What the exercise asks:
Output all the data exactly. Pictures do not belong in the copy.

Information provided:
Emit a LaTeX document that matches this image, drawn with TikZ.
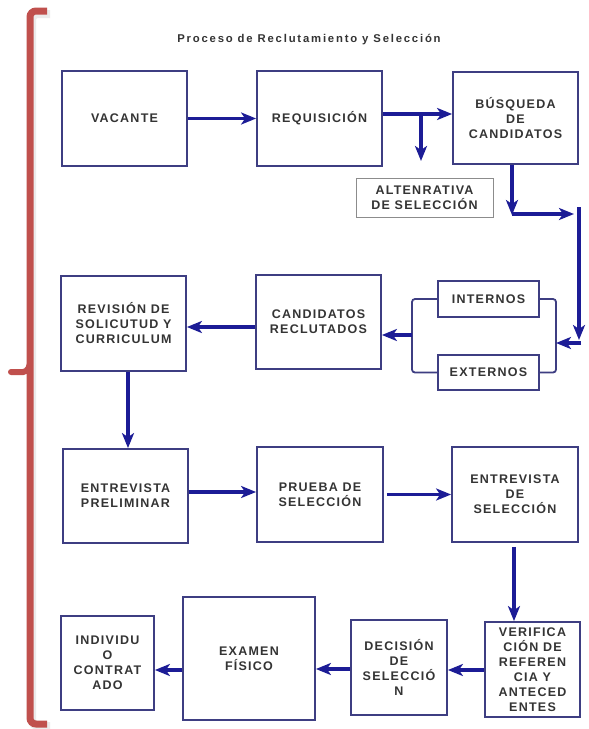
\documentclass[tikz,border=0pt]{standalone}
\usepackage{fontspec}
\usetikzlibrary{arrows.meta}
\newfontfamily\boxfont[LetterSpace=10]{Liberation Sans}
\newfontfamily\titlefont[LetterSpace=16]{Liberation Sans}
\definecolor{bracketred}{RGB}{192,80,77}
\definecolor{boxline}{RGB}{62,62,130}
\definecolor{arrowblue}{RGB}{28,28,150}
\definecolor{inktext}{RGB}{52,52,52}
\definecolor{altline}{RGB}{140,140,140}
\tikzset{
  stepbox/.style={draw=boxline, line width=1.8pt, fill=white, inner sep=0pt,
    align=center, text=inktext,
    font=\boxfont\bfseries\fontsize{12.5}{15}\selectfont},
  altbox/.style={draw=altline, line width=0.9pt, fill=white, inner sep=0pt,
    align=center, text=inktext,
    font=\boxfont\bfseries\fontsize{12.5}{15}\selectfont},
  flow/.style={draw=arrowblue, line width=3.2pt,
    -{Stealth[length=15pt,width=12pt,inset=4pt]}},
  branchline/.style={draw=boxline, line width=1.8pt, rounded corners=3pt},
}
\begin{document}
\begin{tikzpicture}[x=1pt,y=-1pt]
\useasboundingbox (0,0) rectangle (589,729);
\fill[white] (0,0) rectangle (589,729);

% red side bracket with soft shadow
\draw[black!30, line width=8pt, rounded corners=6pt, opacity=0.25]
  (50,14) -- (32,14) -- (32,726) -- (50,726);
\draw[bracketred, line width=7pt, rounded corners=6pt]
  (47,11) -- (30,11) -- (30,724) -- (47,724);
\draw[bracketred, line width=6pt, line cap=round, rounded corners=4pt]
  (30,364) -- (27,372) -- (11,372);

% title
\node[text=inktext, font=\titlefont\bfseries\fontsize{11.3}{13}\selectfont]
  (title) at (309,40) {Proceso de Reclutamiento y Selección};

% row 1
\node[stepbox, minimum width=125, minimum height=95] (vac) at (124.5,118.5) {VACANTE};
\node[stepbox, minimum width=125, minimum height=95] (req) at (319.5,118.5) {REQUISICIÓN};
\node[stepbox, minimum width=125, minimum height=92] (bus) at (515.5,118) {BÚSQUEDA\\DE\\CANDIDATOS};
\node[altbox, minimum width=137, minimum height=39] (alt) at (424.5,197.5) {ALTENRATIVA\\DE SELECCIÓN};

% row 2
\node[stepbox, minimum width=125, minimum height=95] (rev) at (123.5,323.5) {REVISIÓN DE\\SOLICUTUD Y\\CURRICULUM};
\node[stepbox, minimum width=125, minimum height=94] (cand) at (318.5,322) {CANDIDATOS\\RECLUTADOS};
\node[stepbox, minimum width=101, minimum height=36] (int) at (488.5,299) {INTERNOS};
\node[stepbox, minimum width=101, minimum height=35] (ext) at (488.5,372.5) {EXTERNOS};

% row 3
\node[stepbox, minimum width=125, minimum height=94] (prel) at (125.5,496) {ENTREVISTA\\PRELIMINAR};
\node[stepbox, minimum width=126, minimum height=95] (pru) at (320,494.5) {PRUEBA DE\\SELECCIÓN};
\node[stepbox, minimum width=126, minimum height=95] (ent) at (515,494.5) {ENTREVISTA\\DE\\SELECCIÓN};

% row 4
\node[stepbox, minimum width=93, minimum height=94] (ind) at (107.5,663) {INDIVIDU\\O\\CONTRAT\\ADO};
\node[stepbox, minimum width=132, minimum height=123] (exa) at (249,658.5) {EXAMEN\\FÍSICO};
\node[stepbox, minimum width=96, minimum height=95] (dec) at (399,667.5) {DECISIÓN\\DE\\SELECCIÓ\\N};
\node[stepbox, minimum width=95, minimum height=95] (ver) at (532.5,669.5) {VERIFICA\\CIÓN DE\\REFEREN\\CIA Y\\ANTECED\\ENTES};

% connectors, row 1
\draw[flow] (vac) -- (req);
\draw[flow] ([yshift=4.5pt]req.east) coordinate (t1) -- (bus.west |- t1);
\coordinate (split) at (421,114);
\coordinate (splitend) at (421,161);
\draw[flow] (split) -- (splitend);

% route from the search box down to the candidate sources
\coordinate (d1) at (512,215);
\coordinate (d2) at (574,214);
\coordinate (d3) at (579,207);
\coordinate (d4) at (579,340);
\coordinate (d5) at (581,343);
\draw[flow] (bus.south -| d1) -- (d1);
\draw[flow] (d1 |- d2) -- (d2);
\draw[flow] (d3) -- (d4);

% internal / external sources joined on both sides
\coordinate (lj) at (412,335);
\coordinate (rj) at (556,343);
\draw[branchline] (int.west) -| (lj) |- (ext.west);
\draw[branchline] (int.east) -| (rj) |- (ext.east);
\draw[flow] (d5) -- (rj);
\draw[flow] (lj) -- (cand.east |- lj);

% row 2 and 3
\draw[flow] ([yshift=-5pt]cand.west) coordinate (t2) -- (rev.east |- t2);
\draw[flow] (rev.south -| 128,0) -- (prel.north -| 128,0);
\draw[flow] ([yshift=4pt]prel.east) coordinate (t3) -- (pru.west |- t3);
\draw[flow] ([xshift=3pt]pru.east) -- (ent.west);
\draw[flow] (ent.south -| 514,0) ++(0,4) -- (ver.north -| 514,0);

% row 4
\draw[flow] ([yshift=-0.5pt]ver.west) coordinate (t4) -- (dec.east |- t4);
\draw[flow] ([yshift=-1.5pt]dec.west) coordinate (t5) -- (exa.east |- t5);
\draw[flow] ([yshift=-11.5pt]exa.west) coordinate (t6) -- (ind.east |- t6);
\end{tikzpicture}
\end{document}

Response:
Emit a LaTeX document that matches this image, drawn with TikZ.
\documentclass[tikz,border=0pt]{standalone}
\usepackage{fontspec}
\usetikzlibrary{arrows.meta}
\newfontfamily\boxfont[LetterSpace=10]{Liberation Sans}
\newfontfamily\titlefont[LetterSpace=16]{Liberation Sans}
\definecolor{bracketred}{RGB}{192,80,77}
\definecolor{boxline}{RGB}{62,62,130}
\definecolor{arrowblue}{RGB}{28,28,150}
\definecolor{inktext}{RGB}{52,52,52}
\definecolor{altline}{RGB}{140,140,140}
\tikzset{
  stepbox/.style={draw=boxline, line width=1.8pt, fill=white, inner sep=0pt,
    align=center, text=inktext,
    font=\boxfont\bfseries\fontsize{12.5}{15}\selectfont},
  altbox/.style={draw=altline, line width=0.9pt, fill=white, inner sep=0pt,
    align=center, text=inktext,
    font=\boxfont\bfseries\fontsize{12.5}{15}\selectfont},
  flow/.style={draw=arrowblue, line width=3.2pt,
    -{Stealth[length=15pt,width=12pt,inset=4pt]}},
  branchline/.style={draw=boxline, line width=1.8pt, rounded corners=3pt},
}
\begin{document}
\begin{tikzpicture}[x=1pt,y=-1pt]
\useasboundingbox (0,0) rectangle (589,729);
\fill[white] (0,0) rectangle (589,729);

% red side bracket with soft shadow
\draw[black!30, line width=8pt, rounded corners=6pt, opacity=0.25]
  (50,14) -- (32,14) -- (32,726) -- (50,726);
\draw[bracketred, line width=7pt, rounded corners=6pt]
  (47,11) -- (30,11) -- (30,724) -- (47,724);
\draw[bracketred, line width=6pt, line cap=round, rounded corners=4pt]
  (30,364) -- (27,372) -- (11,372);

% title
\node[text=inktext, font=\titlefont\bfseries\fontsize{11.3}{13}\selectfont]
  (title) at (309,40) {Proceso de Reclutamiento y Selección};

% row 1
\node[stepbox, minimum width=125, minimum height=95] (vac) at (124.5,118.5) {VACANTE};
\node[stepbox, minimum width=125, minimum height=95] (req) at (319.5,118.5) {REQUISICIÓN};
\node[stepbox, minimum width=125, minimum height=92] (bus) at (515.5,118) {BÚSQUEDA\\DE\\CANDIDATOS};
\node[altbox, minimum width=137, minimum height=39] (alt) at (424.5,197.5) {ALTENRATIVA\\DE SELECCIÓN};

% row 2
\node[stepbox, minimum width=125, minimum height=95] (rev) at (123.5,323.5) {REVISIÓN DE\\SOLICUTUD Y\\CURRICULUM};
\node[stepbox, minimum width=125, minimum height=94] (cand) at (318.5,322) {CANDIDATOS\\RECLUTADOS};
\node[stepbox, minimum width=101, minimum height=36] (int) at (488.5,299) {INTERNOS};
\node[stepbox, minimum width=101, minimum height=35] (ext) at (488.5,372.5) {EXTERNOS};

% row 3
\node[stepbox, minimum width=125, minimum height=94] (prel) at (125.5,496) {ENTREVISTA\\PRELIMINAR};
\node[stepbox, minimum width=126, minimum height=95] (pru) at (320,494.5) {PRUEBA DE\\SELECCIÓN};
\node[stepbox, minimum width=126, minimum height=95] (ent) at (515,494.5) {ENTREVISTA\\DE\\SELECCIÓN};

% row 4
\node[stepbox, minimum width=93, minimum height=94] (ind) at (107.5,663) {INDIVIDU\\O\\CONTRAT\\ADO};
\node[stepbox, minimum width=132, minimum height=123] (exa) at (249,658.5) {EXAMEN\\FÍSICO};
\node[stepbox, minimum width=96, minimum height=95] (dec) at (399,667.5) {DECISIÓN\\DE\\SELECCIÓ\\N};
\node[stepbox, minimum width=95, minimum height=95] (ver) at (532.5,669.5) {VERIFICA\\CIÓN DE\\REFEREN\\CIA Y\\ANTECED\\ENTES};

% connectors, row 1
\draw[flow] (vac) -- (req);
\draw[flow] ([yshift=4.5pt]req.east) coordinate (t1) -- (bus.west |- t1);
\coordinate (split) at (421,114);
\coordinate (splitend) at (421,161);
\draw[flow] (split) -- (splitend);

% route from the search box down to the candidate sources
\coordinate (d1) at (512,215);
\coordinate (d2) at (574,214);
\coordinate (d3) at (579,207);
\coordinate (d4) at (579,340);
\coordinate (d5) at (581,343);
\draw[flow] (bus.south -| d1) -- (d1);
\draw[flow] (d1 |- d2) -- (d2);
\draw[flow] (d3) -- (d4);

% internal / external sources joined on both sides
\coordinate (lj) at (412,335);
\coordinate (rj) at (556,343);
\draw[branchline] (int.west) -| (lj) |- (ext.west);
\draw[branchline] (int.east) -| (rj) |- (ext.east);
\draw[flow] (d5) -- (rj);
\draw[flow] (lj) -- (cand.east |- lj);

% row 2 and 3
\draw[flow] ([yshift=-5pt]cand.west) coordinate (t2) -- (rev.east |- t2);
\draw[flow] (rev.south -| 128,0) -- (prel.north -| 128,0);
\draw[flow] ([yshift=4pt]prel.east) coordinate (t3) -- (pru.west |- t3);
\draw[flow] ([xshift=3pt]pru.east) -- (ent.west);
\draw[flow] (ent.south -| 514,0) ++(0,4) -- (ver.north -| 514,0);

% row 4
\draw[flow] ([yshift=-0.5pt]ver.west) coordinate (t4) -- (dec.east |- t4);
\draw[flow] ([yshift=-1.5pt]dec.west) coordinate (t5) -- (exa.east |- t5);
\draw[flow] ([yshift=-11.5pt]exa.west) coordinate (t6) -- (ind.east |- t6);
\end{tikzpicture}
\end{document}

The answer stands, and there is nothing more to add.